At that moment in front of the park bench, it all came rushing back like pressure built behind a dam. I realized there wasn't enough time in the day to process all the emotions, to mourn properly.
But it was also clear that somehow it's only the physical reality that changes when others pass on and their presence shape shifts. They remain noticeable in a different way, even if the form of what remains is inside us.
I have all the moments with family and friends stored away in memory to conjure up when I want to search those times for wisdom, pleasure and endearment.
Sometimes, they come back to me without effort, unexpectedly on a spring fragrance or a familiar phrase, an heirloom tool passed down or a question from a new friend.
My mind's eye sees them vividly. I see my dad in front of the living room window, admiring his yard. I see my mother at the end of our bed reading to us from a favorite book. I see my old dog scrambling up a mountainside along our hiking trail. I see a Waitsburg friend in the bleachers at Kison Court. I see another at the jimgermanbar. A third next to the coffee pot at the hardware store.

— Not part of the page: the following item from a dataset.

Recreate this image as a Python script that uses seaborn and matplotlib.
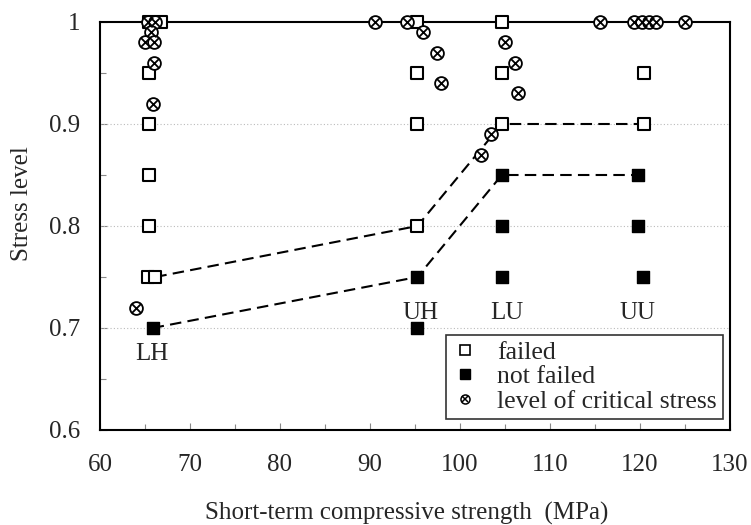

They still make this town feel alive and make it what it is, like the many pioneers gone before us. They may not have plaques or inscriptions in a public place. Some may not even have a headstone.
But they remain here, and their presence can always be felt.
I gathered Dizzy, who had now been running around for a while, and clipped on his leash. He seemed happy just to saunter as we walked back to the house together, ready for whatever would come that day and seize it.